Sanchez’s utterly new mixture of meticulousness and verve marks it as a milestone in the history of film music. His soundtrack has a miraculous talent for keeping things on the ground until there is nowhere to go but up.
You might think that one man drumming is a quick and easy way to crank out music for a film, something much more readily tossed off than a traditional orchestral soundtrack, scored by a composer, orchestrated by an orchestrator, rehearsed and conducted with a large ensemble in a studio. But compare the vitality of Sanchez’s first and only soundtrack to the output of six-time Academy Award nominee, Alexandre Desplat, who scored five films in 2014 alone. There’s a deceptively impressive range to Desplat’s soundtracks: in the past season he’s moved from the fin-de-siècle whimsy of the Grand Budapest Hotel to the bluster and menace of Godzilla. It has been some time since Desplat usurped Hans Zimmer’s place as the most facile of film composers.

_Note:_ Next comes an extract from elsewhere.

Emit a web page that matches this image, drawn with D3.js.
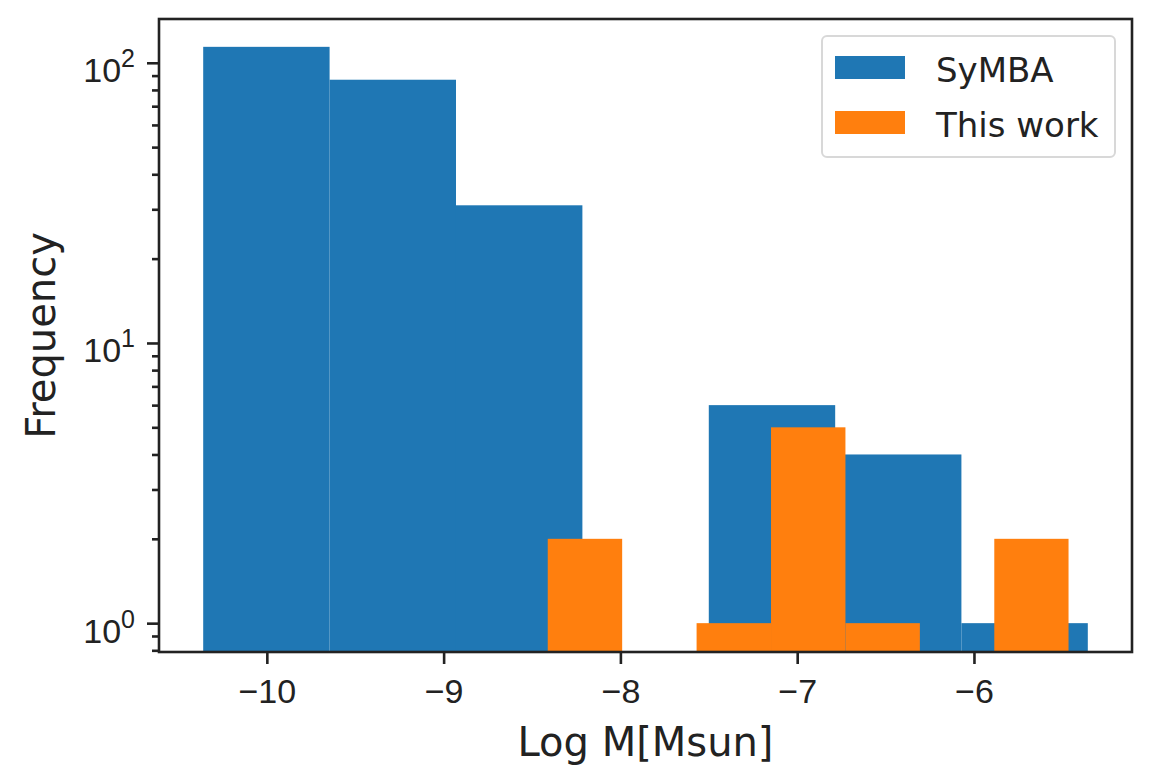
<!DOCTYPE html>
<html>
<head>
<meta charset="utf-8">
<script src="https://cdn.jsdelivr.net/npm/d3@7"></script>
<style>
    body { margin: 0; background: #fff; }
    svg { display: block; font-family: "DejaVu Sans", sans-serif; }
    .axis path { display: none; }
    .axis line { stroke: #222; stroke-width: 2.6; }
    .axis text { fill: #222; font-size: 34px; }
</style>
</head>
<body>
<svg id="chart"></svg>
<script>
// histogram bin edges (Log M) and counts
const binEdgesSymba = [-10.360, -9.645, -8.930, -8.215, -7.500, -6.785, -6.071, -5.356];
const countsSymba = [114, 87, 31, 0, 6, 4, 1];
const binEdgesThisWork = [-8.411, -7.990, -7.569, -7.148, -6.727, -6.306, -5.885, -5.465];
const countsThisWork = [2, 0, 1, 5, 1, 0, 2];

const seriesNames = ['SyMBA', 'This work'];
const seriesColors = ['#1f77b4', '#ff7f0e'];

const xTicks = [-10, -9, -8, -7, -6];
const yMajorTicks = [1, 10, 100];
const yExponents = ['0', '1', '2'];

class LogHistogram {

    constructor(_config, _data) {
        this.config = {
            parentElement: _config.parentElement,
            containerWidth: _config.containerWidth || 1153,
            containerHeight: _config.containerHeight || 782,
            margin: _config.margin || { top: 19, right: 21, bottom: 130, left: 159 }
        }
        this.data = _data;
        this.initVis();
    }

    initVis() {
        let vis = this;

        vis.width = vis.config.containerWidth - vis.config.margin.left - vis.config.margin.right;
        vis.height = vis.config.containerHeight - vis.config.margin.top - vis.config.margin.bottom;

        vis.xScale = d3.scaleLinear()
            .domain([-10.610, -5.106])
            .range([0, vis.width]);

        vis.yScale = d3.scaleLog()
            .domain([0.789, 143.3])
            .range([vis.height, 0]);

        vis.xAxis = d3.axisBottom(vis.xScale)
            .tickValues(xTicks)
            .tickSize(12)
            .tickSizeOuter(0)
            .tickPadding(15)
            .tickFormat(d3.format('d'));

        // minor ticks from the log scale itself, majors drawn separately
        vis.yMinorAxis = d3.axisLeft(vis.yScale)
            .tickValues(vis.yScale.ticks().filter(d => !yMajorTicks.includes(d)))
            .tickSize(7)
            .tickSizeOuter(0)
            .tickFormat('');

        vis.yAxis = d3.axisLeft(vis.yScale)
            .tickValues(yMajorTicks)
            .tickSize(12)
            .tickSizeOuter(0)
            .tickPadding(12)
            .tickFormat('');

        vis.svg = d3.select(vis.config.parentElement)
            .attr('width', vis.config.containerWidth)
            .attr('height', vis.config.containerHeight);

        vis.chart = vis.svg.append('g')
            .attr('transform', `translate(${vis.config.margin.left},${vis.config.margin.top})`);

        vis.chart.append('clipPath')
            .attr('id', 'plot-clip')
            .append('rect')
            .attr('width', vis.width)
            .attr('height', vis.height);

        vis.marks = vis.chart.append('g')
            .attr('clip-path', 'url(#plot-clip)');

        vis.xAxisG = vis.chart.append('g')
            .attr('class', 'axis x-axis')
            .attr('transform', `translate(0,${vis.height})`);

        vis.yMinorAxisG = vis.chart.append('g')
            .attr('class', 'axis y-axis-minor');

        vis.yAxisG = vis.chart.append('g')
            .attr('class', 'axis y-axis');

        // spines
        vis.chart.append('rect')
            .attr('width', vis.width)
            .attr('height', vis.height)
            .attr('fill', 'none')
            .attr('stroke', '#222')
            .attr('stroke-width', 2.6);

        vis.svg.append('text')
            .attr('text-anchor', 'middle')
            .attr('x', vis.config.margin.left + vis.width / 2)
            .attr('y', 756)
            .attr('font-size', 40)
            .attr('fill', '#222')
            .text('Log M[Msun]');

        vis.svg.append('text')
            .attr('text-anchor', 'middle')
            .attr('transform', 'rotate(-90)')
            .attr('y', 55)
            .attr('x', -(vis.config.margin.top + vis.height / 2))
            .attr('font-size', 40)
            .attr('fill', '#222')
            .text('Frequency');

        vis.legend = vis.svg.append('g')
            .attr('transform', 'translate(822,36)');
    }

    updateVis() {
        let vis = this;

        // flatten each series into bins {x0, x1, count}
        vis.bins = vis.data.map((s, i) => s.counts.map((c, j) => ({
            x0: s.edges[j],
            x1: s.edges[j + 1],
            count: c,
            color: seriesColors[i]
        })).filter(b => b.count > 0));

        vis.renderVis();
    }

    renderVis() {
        let vis = this;

        vis.marks.selectAll('.series')
            .data(vis.bins)
            .join('g')
            .attr('class', 'series')
          .selectAll('rect')
            .data(d => d)
            .join('rect')
            .attr('x', d => vis.xScale(d.x0))
            .attr('width', d => vis.xScale(d.x1) - vis.xScale(d.x0))
            .attr('y', d => vis.yScale(d.count))
            .attr('height', d => vis.height + 10 - vis.yScale(d.count))
            .attr('fill', d => d.color);

        vis.xAxisG.call(vis.xAxis);
        vis.yMinorAxisG.call(vis.yMinorAxis);
        vis.yAxisG.call(vis.yAxis);

        // 10^n labels
        vis.yAxisG.selectAll('.tick text')
            .attr('dy', null)
            .attr('y', 19)
            .each(function(d, i) {
                const t = d3.select(this);
                t.append('tspan').text('10');
                t.append('tspan')
                    .attr('font-size', 25)
                    .attr('dy', -15)
                    .text(yExponents[i]);
            });

        // legend
        vis.legend.append('rect')
            .attr('width', 293)
            .attr('height', 121)
            .attr('rx', 5)
            .attr('fill', '#fff')
            .attr('fill-opacity', 0.8)
            .attr('stroke', '#d8d8d8')
            .attr('stroke-width', 2);

        const items = vis.legend.selectAll('.legend-item')
            .data(seriesNames)
            .join('g')
            .attr('class', 'legend-item')
            .attr('transform', (d, i) => `translate(0,${i * 55})`);

        items.append('rect')
            .attr('x', 13)
            .attr('y', 20)
            .attr('width', 70)
            .attr('height', 23)
            .attr('fill', (d, i) => seriesColors[i]);

        items.append('text')
            .attr('x', 114)
            .attr('y', 46)
            .attr('font-size', 34)
            .attr('fill', '#222')
            .text(d => d);
    }
}

const chart = new LogHistogram({ parentElement: '#chart' }, [
    { edges: binEdgesSymba, counts: countsSymba },
    { edges: binEdgesThisWork, counts: countsThisWork }
]);
chart.updateVis();
</script>
</body>
</html>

The excitement generated by the grit and transcendence of Birdman’s bipolar soundtrack was quickly dampened by the music for my second New Year’s Day movie across the corridor in theatre three, The Imitation Game — yet another telling of Alan Turing’s cracking of the German Enigma code in World War II, and his own sexual concealments. Having already discharged himself valiantly in the service of British myth—see especially his King’s Speech score—Desplat’s Imitation Game is a Philip-Glass-meets-Ralph-Vaughan Williams mash-up: repeating, slow-motion modal figures ride on top of orchestral waves, the general effect meant to evoke the triumph and tragedy of Turing’s genius. It’s an off-the-shelf potion conjuring the grandeur of England’s war-time effort and the cycles of Turing’s epoch-making and epoch-saving code-breaking computer. When Turing, played with troubled panache by the ubiquitous Benedict Cumberbatch, turns on his computer you can just about see Desplat doing the same at his soundtrack machine: punch in the plot and character coordinates, and the contraption dutifully spits out a soundtrack.
As we hurtle towards the present apocalypse, I’ll take Sanchez’s drums over Desplat’s nostalgic printout—even if the Academy won’t.